**TASK DETAILS**. Reproduce the entries shown below only from the line with "Recreate this image" down to the line with "const data = categories.map((c, i)", keeping both end lines and copying each one exactly.

====================

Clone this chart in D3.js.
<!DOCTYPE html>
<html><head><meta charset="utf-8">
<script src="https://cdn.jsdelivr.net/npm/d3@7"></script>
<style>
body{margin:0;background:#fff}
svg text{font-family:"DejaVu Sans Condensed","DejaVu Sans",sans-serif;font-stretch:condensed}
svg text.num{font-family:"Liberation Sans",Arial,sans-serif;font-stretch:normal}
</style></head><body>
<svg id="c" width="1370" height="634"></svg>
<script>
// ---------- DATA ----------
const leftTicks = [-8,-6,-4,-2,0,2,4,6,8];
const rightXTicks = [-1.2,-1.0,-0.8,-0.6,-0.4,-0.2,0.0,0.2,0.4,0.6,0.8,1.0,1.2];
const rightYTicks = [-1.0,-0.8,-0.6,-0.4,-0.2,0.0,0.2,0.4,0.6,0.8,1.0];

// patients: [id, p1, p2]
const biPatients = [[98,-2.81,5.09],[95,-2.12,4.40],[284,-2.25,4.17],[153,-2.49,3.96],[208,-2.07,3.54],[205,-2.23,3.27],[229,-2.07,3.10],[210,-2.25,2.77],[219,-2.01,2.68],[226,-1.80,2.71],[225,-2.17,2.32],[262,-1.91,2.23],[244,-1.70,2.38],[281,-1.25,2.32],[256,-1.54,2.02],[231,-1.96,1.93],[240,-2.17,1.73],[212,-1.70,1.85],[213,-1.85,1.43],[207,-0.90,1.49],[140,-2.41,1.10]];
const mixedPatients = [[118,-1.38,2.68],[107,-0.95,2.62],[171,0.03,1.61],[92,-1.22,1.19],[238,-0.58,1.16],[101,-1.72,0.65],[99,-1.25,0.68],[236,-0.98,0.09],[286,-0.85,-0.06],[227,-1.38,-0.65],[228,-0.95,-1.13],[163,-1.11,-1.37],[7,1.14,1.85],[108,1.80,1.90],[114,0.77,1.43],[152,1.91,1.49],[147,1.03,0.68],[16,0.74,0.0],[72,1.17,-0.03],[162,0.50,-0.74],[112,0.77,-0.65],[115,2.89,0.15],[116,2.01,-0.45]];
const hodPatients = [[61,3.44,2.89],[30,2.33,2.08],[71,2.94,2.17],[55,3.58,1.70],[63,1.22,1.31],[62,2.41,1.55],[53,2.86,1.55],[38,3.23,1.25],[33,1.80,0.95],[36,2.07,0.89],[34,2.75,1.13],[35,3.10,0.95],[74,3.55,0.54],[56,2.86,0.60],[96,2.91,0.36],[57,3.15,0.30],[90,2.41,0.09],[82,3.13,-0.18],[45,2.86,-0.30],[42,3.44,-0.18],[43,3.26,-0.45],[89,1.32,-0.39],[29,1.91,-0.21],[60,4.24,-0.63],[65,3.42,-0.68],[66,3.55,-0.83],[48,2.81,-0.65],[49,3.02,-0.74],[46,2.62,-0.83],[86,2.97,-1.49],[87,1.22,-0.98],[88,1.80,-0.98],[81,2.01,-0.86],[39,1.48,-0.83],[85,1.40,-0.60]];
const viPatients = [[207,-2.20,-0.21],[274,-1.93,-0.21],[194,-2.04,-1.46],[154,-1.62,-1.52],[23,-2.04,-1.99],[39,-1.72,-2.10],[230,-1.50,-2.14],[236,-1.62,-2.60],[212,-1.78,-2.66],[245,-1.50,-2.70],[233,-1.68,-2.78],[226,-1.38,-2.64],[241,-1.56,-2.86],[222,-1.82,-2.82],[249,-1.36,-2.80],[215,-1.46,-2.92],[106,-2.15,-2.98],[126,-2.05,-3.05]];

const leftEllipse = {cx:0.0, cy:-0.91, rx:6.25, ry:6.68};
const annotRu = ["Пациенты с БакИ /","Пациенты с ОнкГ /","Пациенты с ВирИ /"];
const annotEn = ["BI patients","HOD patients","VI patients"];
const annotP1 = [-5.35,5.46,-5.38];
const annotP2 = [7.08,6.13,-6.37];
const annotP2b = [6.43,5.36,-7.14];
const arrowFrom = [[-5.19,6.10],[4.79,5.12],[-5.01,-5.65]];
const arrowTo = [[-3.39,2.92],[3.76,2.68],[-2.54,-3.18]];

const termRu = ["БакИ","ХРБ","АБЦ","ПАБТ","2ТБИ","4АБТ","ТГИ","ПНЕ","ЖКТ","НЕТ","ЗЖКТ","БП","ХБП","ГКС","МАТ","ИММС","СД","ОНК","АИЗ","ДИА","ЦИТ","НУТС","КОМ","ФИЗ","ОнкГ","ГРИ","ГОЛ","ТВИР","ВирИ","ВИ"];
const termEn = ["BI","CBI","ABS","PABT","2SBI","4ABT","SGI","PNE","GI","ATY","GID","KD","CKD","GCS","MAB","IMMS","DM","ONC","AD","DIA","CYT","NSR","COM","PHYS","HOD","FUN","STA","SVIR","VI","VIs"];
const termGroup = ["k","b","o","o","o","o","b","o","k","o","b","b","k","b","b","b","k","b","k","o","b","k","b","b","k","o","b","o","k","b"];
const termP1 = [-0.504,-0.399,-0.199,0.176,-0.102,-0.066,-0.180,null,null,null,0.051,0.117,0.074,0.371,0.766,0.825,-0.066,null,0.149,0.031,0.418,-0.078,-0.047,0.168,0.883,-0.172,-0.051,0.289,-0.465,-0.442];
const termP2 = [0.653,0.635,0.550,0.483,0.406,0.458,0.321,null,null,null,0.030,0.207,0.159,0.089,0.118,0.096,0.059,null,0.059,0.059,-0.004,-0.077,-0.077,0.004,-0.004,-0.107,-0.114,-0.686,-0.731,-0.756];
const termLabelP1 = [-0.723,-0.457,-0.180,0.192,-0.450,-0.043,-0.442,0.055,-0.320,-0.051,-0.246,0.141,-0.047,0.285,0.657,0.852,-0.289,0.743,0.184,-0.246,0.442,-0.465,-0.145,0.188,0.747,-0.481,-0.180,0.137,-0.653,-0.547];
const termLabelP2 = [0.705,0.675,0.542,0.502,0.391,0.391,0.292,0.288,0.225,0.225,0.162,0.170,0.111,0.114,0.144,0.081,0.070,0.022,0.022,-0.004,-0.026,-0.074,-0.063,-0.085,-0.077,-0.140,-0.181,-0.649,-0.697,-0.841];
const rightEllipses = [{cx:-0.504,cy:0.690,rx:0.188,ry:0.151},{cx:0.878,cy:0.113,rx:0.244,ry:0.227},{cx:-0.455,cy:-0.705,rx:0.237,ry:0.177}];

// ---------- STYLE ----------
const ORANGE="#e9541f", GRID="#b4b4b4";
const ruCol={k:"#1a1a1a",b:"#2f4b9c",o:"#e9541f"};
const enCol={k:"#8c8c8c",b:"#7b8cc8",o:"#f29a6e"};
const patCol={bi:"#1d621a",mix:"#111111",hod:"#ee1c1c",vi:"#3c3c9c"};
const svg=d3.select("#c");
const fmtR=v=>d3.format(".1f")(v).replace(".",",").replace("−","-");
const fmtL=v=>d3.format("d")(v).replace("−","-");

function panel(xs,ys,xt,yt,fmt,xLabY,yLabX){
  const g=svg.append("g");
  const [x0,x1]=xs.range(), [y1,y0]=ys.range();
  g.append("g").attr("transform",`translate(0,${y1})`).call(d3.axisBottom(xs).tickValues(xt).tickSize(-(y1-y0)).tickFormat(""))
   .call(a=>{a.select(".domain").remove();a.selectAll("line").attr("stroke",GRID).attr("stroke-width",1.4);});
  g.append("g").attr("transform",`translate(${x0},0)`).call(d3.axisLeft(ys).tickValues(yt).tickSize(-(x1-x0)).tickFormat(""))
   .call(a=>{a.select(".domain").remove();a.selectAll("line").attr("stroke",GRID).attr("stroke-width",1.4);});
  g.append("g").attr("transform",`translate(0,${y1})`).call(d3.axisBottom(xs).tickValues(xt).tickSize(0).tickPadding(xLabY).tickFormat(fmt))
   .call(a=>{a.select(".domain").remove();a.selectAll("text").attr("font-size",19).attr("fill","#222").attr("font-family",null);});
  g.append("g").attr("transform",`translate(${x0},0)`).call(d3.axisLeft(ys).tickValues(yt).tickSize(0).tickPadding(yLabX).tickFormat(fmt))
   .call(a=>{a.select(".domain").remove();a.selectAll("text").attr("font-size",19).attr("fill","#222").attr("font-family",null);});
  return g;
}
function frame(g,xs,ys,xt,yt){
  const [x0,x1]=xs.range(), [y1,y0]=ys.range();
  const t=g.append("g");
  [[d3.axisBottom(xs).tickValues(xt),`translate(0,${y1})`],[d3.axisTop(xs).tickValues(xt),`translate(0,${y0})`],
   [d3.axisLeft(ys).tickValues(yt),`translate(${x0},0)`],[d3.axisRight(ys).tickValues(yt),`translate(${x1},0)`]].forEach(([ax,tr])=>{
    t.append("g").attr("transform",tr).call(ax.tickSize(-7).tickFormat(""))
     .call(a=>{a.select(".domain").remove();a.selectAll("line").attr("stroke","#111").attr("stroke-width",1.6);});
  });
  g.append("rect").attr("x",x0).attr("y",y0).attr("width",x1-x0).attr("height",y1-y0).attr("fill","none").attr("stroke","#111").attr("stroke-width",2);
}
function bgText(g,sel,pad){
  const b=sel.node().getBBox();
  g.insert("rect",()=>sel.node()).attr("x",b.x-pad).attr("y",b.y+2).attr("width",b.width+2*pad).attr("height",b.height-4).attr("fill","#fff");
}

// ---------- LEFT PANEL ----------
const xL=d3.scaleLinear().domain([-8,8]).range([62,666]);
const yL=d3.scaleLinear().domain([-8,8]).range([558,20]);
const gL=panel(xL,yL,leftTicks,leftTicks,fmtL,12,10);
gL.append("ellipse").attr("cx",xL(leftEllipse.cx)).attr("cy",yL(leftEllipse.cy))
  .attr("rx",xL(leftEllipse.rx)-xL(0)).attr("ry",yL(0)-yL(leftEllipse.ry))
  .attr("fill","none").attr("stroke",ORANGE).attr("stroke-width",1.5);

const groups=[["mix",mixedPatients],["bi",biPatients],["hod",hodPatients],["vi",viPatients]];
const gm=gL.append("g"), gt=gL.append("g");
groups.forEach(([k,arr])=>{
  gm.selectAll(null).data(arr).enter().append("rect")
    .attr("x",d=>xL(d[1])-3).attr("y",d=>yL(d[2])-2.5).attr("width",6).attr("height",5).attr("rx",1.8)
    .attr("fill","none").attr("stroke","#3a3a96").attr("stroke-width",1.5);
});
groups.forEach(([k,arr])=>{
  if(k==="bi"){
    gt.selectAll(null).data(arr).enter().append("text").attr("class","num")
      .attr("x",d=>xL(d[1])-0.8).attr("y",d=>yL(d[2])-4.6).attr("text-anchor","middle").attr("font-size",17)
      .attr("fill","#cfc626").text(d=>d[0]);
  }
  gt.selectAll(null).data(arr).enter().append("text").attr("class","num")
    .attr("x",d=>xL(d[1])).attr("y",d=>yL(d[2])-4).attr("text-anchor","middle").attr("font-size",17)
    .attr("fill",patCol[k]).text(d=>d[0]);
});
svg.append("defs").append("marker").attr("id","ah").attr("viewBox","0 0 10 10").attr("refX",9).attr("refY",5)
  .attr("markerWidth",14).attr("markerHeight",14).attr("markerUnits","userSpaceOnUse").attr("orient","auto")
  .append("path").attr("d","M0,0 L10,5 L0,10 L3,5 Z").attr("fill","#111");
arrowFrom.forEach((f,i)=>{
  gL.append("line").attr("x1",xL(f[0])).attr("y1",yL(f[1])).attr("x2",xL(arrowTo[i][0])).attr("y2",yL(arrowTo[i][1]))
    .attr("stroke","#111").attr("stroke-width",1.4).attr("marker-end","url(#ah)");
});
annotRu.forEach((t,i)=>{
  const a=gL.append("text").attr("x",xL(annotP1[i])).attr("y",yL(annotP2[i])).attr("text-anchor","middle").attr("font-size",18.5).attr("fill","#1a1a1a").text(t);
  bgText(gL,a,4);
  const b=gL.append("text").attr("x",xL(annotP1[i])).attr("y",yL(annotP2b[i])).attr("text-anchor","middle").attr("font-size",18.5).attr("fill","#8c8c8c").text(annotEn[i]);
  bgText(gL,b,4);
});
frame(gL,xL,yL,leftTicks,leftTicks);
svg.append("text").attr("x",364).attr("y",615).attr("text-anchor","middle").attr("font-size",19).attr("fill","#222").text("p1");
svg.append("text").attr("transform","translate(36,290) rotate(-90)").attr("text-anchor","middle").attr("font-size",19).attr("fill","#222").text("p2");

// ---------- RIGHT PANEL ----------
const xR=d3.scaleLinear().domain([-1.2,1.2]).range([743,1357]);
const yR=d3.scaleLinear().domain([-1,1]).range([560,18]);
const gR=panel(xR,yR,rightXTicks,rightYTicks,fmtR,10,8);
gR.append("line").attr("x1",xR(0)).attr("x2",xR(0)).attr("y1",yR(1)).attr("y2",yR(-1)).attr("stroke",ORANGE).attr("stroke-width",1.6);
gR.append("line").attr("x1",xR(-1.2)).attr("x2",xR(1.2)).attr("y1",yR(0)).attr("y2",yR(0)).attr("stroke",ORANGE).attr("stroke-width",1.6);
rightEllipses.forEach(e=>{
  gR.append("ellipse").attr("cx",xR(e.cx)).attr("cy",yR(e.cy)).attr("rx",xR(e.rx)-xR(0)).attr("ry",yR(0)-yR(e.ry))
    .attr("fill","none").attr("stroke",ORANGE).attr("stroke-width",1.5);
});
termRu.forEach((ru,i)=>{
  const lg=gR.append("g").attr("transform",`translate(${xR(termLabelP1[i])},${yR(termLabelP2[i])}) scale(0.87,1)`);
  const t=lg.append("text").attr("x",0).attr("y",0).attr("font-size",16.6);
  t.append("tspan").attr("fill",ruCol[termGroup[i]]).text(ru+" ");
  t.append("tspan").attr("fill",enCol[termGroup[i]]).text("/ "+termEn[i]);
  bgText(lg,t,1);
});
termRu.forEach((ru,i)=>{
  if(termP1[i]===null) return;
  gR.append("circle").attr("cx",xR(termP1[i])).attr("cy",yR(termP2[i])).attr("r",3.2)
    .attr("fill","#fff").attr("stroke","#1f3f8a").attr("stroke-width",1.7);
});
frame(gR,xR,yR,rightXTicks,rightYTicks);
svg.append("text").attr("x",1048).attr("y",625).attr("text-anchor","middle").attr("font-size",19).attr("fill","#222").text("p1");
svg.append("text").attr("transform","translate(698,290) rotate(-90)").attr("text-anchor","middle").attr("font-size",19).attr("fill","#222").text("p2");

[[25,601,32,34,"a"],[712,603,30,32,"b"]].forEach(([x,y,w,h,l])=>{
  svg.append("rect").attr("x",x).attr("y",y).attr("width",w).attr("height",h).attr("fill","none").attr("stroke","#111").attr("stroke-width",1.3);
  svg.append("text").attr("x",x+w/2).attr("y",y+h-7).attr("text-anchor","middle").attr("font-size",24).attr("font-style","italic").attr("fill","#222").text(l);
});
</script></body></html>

====================

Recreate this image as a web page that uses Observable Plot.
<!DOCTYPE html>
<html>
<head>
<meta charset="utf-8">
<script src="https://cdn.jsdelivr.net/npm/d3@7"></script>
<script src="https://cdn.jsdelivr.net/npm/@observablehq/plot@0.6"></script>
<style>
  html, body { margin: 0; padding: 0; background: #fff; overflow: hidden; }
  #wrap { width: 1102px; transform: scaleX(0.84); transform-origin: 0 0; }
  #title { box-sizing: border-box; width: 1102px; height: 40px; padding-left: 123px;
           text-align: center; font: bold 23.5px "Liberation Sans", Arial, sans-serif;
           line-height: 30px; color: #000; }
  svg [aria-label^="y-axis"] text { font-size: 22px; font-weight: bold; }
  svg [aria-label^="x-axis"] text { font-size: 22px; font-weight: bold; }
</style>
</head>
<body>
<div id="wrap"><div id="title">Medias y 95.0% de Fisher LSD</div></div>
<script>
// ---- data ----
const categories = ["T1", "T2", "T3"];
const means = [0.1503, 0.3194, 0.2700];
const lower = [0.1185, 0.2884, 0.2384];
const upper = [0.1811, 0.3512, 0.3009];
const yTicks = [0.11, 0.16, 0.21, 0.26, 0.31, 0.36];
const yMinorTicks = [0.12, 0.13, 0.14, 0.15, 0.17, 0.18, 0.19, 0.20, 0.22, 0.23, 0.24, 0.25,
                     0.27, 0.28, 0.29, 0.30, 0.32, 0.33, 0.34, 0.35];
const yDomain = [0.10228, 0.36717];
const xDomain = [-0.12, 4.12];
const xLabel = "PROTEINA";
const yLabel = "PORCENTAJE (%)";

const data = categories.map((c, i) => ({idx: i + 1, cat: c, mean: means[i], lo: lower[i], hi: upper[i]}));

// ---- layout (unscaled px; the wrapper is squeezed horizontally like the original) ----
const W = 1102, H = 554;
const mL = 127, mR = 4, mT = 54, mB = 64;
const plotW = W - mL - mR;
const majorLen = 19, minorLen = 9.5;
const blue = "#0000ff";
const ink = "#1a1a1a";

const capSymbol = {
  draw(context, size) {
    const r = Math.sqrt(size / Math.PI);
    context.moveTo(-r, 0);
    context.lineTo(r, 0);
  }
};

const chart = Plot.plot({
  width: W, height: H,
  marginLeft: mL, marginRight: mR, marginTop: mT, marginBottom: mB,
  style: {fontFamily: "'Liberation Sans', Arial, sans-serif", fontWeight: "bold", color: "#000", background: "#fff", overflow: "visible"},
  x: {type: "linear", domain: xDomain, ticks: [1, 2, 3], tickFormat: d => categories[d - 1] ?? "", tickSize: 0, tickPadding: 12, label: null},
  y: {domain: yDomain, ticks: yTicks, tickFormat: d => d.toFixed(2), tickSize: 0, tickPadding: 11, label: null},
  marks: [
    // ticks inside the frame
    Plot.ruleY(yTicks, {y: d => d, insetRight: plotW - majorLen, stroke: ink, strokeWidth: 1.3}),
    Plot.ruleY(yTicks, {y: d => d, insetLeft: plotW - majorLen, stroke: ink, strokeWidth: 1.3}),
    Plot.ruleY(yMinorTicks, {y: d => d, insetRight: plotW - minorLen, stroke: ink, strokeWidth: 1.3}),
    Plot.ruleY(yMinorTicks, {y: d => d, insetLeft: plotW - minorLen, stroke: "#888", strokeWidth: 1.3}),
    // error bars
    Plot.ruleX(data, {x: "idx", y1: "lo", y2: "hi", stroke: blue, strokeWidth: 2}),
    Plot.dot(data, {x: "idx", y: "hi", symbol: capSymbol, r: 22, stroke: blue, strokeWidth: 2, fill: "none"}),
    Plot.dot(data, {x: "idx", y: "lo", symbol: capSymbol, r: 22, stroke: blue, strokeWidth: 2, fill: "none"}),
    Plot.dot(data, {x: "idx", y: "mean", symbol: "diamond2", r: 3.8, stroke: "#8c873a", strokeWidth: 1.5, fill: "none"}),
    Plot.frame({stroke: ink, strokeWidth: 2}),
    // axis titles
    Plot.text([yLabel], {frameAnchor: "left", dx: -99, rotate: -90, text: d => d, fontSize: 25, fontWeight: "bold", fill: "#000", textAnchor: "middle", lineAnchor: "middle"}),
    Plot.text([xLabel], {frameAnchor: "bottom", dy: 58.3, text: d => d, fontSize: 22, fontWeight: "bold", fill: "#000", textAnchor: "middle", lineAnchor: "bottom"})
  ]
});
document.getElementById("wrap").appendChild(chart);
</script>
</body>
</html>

====================

**THE RESPONSE**.
Recreate this image as a web page that uses Observable Plot.
<!DOCTYPE html>
<html>
<head>
<meta charset="utf-8">
<script src="https://cdn.jsdelivr.net/npm/d3@7"></script>
<script src="https://cdn.jsdelivr.net/npm/@observablehq/plot@0.6"></script>
<style>
  html, body { margin: 0; padding: 0; background: #fff; overflow: hidden; }
  #wrap { width: 1102px; transform: scaleX(0.84); transform-origin: 0 0; }
  #title { box-sizing: border-box; width: 1102px; height: 40px; padding-left: 123px;
           text-align: center; font: bold 23.5px "Liberation Sans", Arial, sans-serif;
           line-height: 30px; color: #000; }
  svg [aria-label^="y-axis"] text { font-size: 22px; font-weight: bold; }
  svg [aria-label^="x-axis"] text { font-size: 22px; font-weight: bold; }
</style>
</head>
<body>
<div id="wrap"><div id="title">Medias y 95.0% de Fisher LSD</div></div>
<script>
// ---- data ----
const categories = ["T1", "T2", "T3"];
const means = [0.1503, 0.3194, 0.2700];
const lower = [0.1185, 0.2884, 0.2384];
const upper = [0.1811, 0.3512, 0.3009];
const yTicks = [0.11, 0.16, 0.21, 0.26, 0.31, 0.36];
const yMinorTicks = [0.12, 0.13, 0.14, 0.15, 0.17, 0.18, 0.19, 0.20, 0.22, 0.23, 0.24, 0.25,
                     0.27, 0.28, 0.29, 0.30, 0.32, 0.33, 0.34, 0.35];
const yDomain = [0.10228, 0.36717];
const xDomain = [-0.12, 4.12];
const xLabel = "PROTEINA";
const yLabel = "PORCENTAJE (%)";

const data = categories.map((c, i) => ({idx: i + 1, cat: c, mean: means[i], lo: lower[i], hi: upper[i]}));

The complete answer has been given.